Russian President Vladimir Putin ordered his military forces to invade Ukraine this week and the conflict has made headlines around the globe. Experts say financial markets across the world will likely feel the impact of what’s said to be the largest military operation in Europe since World War II.
In the U.S., experts say the housing market will likely be impacted too, with the biggest change perhaps being a change in consumer behavior.
The worst-hit segment may well prove to be the luxury housing sector. Wealthier home buyers tend to use assets such as stocks and cryptocurrency to pay for their purchases, and those have been especially volatile since the start of the conflict. At the same time, American consumers could well cut back on spending due to wariness and economic uncertainty caused by the events in Europe.
There are also fears of how a potential full-blown war in Europe might affect U.S. inflation, causing more people to be hesitant about making large purchases. Inflation is already at a 40-year high, and it’s hurting buyers, renters and also home builders due to higher construction costs.
“It’s all bad for the economy and housing. It’s just a matter of how bad,” Mark Zandi, chief economist at Moody’s Analytics, said in an interview with realtor.com. “There’s a number of different ways in which Russia’s actions will hurt housing.”
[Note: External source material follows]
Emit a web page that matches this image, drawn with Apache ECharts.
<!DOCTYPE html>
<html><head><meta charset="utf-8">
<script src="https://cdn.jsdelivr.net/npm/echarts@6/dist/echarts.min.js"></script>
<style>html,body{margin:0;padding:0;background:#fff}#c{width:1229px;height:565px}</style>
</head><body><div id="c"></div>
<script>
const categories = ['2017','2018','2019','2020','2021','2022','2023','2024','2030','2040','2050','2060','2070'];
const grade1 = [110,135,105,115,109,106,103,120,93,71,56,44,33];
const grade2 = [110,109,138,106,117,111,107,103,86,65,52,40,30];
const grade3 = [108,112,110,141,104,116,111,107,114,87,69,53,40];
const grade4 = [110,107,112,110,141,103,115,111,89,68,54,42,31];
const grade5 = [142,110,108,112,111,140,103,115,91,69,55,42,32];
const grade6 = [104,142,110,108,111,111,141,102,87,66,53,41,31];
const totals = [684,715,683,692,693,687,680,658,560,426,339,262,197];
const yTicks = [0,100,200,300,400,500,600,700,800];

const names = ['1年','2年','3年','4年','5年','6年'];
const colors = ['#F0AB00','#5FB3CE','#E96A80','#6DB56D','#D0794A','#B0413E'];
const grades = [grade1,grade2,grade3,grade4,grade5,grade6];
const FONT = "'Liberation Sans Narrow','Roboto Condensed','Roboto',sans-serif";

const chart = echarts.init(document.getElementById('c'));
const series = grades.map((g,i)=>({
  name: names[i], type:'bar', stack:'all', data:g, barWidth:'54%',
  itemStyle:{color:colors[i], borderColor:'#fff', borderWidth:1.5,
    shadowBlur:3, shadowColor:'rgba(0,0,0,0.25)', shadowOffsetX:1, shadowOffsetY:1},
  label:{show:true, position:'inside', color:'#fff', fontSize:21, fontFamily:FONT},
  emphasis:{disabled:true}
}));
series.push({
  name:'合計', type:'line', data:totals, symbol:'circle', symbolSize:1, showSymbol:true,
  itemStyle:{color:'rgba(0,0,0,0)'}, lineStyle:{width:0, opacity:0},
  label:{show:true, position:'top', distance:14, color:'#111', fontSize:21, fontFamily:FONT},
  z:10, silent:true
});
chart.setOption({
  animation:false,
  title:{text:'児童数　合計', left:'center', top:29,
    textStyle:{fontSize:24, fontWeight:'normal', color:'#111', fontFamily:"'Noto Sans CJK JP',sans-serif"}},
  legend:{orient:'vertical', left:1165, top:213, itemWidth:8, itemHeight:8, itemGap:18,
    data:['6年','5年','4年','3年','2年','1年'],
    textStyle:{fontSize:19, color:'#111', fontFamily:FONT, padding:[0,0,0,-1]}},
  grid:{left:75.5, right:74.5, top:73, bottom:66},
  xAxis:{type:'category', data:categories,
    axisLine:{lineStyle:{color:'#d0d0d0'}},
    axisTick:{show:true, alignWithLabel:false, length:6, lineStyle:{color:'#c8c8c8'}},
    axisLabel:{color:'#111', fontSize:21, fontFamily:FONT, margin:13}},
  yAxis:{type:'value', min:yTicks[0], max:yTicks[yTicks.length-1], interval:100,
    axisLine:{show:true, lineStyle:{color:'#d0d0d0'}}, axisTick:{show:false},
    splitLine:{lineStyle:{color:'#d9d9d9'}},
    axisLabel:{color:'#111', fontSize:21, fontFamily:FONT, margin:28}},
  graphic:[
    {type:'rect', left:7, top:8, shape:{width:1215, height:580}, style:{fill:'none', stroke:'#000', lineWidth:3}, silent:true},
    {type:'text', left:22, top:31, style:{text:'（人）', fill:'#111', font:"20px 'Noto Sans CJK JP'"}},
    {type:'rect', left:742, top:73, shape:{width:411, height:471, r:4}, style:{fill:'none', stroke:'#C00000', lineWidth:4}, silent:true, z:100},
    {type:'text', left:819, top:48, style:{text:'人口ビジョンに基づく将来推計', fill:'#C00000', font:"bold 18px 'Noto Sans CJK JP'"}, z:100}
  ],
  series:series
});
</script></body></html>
Food and oil prices could also keep rising due to the conflict, and if that happens consumers will have less money in their household budgets. Russia is the world’s second-largest oil producer and though the U.S. imports very little from the country, global energy markets will likely rise in tandem anyway.
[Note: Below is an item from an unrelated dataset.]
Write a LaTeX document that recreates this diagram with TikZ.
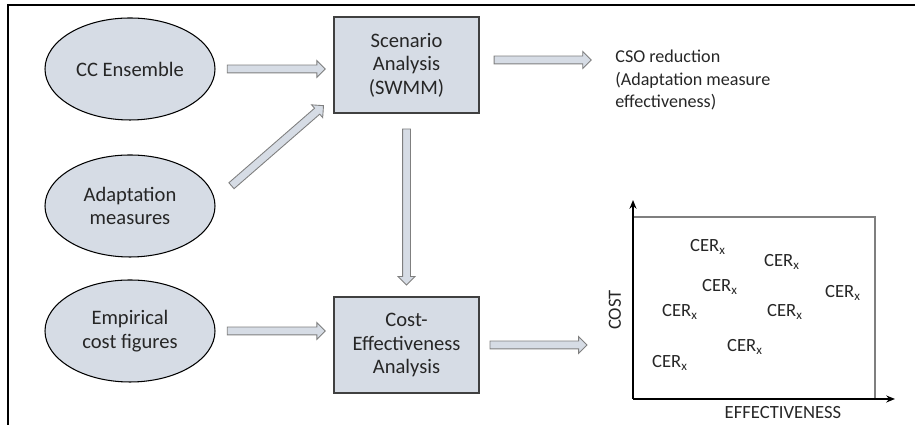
\documentclass[tikz,border=0pt]{standalone}
\usepackage{fontspec}
\setmainfont{Carlito}
\usetikzlibrary{shapes.geometric,shapes.arrows,arrows.meta}
\definecolor{paleblue}{HTML}{D6DCE5}
\definecolor{boxline}{HTML}{404040}
\definecolor{arrowgray}{HTML}{7F7F7F}
\definecolor{inkgray}{HTML}{262626}
\begin{document}
\begin{tikzpicture}[font=\fontsize{11.7}{13.3}\selectfont, text=inkgray]

      \tikzset{inputs/.style={draw=black, line width=0.6pt, ellipse, fill=paleblue, minimum width=3.4cm, minimum height=2.04cm, inner sep=0pt, align=center}}
      \tikzset{analysis/.style={draw=boxline, line width=1pt, rectangle, fill=paleblue, minimum width=2.9cm, minimum height=1.92cm, inner sep=0pt, align=center}}
      \tikzset{blockarrow/.style={single arrow, draw=arrowgray, fill=paleblue, line width=0.5pt, inner xsep=0pt, inner ysep=0.07cm, single arrow head extend=0.09cm, minimum height=#1, sloped, allow upside down}}
      \tikzset{cer/.style={font=\fontsize{10.6}{12.8}\selectfont}}
      \useasboundingbox (0,0) rectangle (18.3,8.5);
%% Frame
      	\draw[line width=0.85pt] (0.16,0) -- (0.16,8.4) -- (18.3,8.4);
%% Inputs
      	\node[inputs] (cc) at (2.6,7.12) {CC Ensemble};
      	\node[inputs] (adapt) at (2.6,4.38) {Adaptation\\measures};
      	\node[inputs] (emp) at (2.6,1.88) {Empirical\\cost figures};
%% Analysis steps
      	\node[analysis] (scen) at (8.13,7.2) {Scenario\\Analysis\\(SWMM)};
      	\node[analysis] (cea) at (8.13,1.6) {Cost-\\Effectiveness\\Analysis};
      	\node[anchor=west, inner sep=0pt, align=left, font=\fontsize{10.3}{12.8}\selectfont] (cso) at (12.3,6.9) {CSO reduction\\(Adaptation measure\\effectiveness)};
%% Plot
      	\coordinate (o) at (12.66,0.52);
      	\coordinate (ytop) at (12.66,4.5);
      	\coordinate (xend) at (17.9,0.52);
      	\coordinate (corner) at (17.5,4.16);
      	\draw[arrowgray, line width=0.6pt] (o |- corner) -- (corner) -- (corner |- o);
      	\draw[line width=1.2pt, -{Stealth[length=5pt,width=4pt]}] (o) -- (ytop);
      	\draw[line width=0.8pt, -{Stealth[length=5pt,width=4pt]}] (o) -- (xend);
      	\node[cer, rotate=90] (cost) at (12.3,2.3) {COST};
      	\node[cer] (eff) at (15.66,0.24) {EFFECTIVENESS};
      	\node[cer] (c1) at (14.16,3.56) {CER\textsubscript{x}};
      	\node[cer] (c2) at (15.64,3.26) {CER\textsubscript{x}};
      	\node[cer] (c3) at (14.4,2.76) {CER\textsubscript{x}};
      	\node[cer] (c4) at (16.86,2.64) {CER\textsubscript{x}};
      	\node[cer] (c5) at (13.6,2.26) {CER\textsubscript{x}};
      	\node[cer] (c6) at (15.7,2.26) {CER\textsubscript{x}};
      	\node[cer] (c7) at (14.9,1.56) {CER\textsubscript{x}};
      	\node[cer] (c8) at (13.4,1.24) {CER\textsubscript{x}};
%Arrows
      	\coordinate (adaptout) at (4.6,4.76);
      	\coordinate (scenin) at (6.44,6.36);
		\path (cc.east) -- (cc.east -| scen.west) node[midway, blockarrow=1.96cm] {};
		\path (adaptout) -- (scenin) node[midway, blockarrow=2.44cm] {};
		\path (emp.east) -- (emp.east -| cea.west) node[midway, blockarrow=1.96cm] {};
		\path (scen.south) -- (cea.north) node[midway, blockarrow=3.12cm] {};
		\path ([yshift=0.1cm]scen.east) -- ([yshift=0.1cm]scen.east -| cso.west) node[pos=0.45, blockarrow=1.94cm] {};
		\path (cea.east) -- (cea.east -| o) node[pos=0.37, blockarrow=1.94cm] {};

	\end{tikzpicture}
\end{document}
“If oil prices go up that raises costs throughout the economy,” said realtor.com Chief Economist Danielle Hale.
Some of the impacts of higher oil and gas prices include more expensive heating bills and added disruption to global supply chains. That would lead to yet more complications in the home building industry, where costs are already at record highs. The National Association of Home Builders says construction material prices are already up 22% year-over-year as it is, with lumber prices up 40% in the last year.
The increased cost of building materials, inflation and higher mortgage rates will combine to put a serious dent in new home affordability.
“Higher mortgage rates will slow homebuying demand over the course of 2022, and the Russia-Ukraine crisis will add short-term volatility to the bond market,” said NAHB Chief Economist Robert Dietz.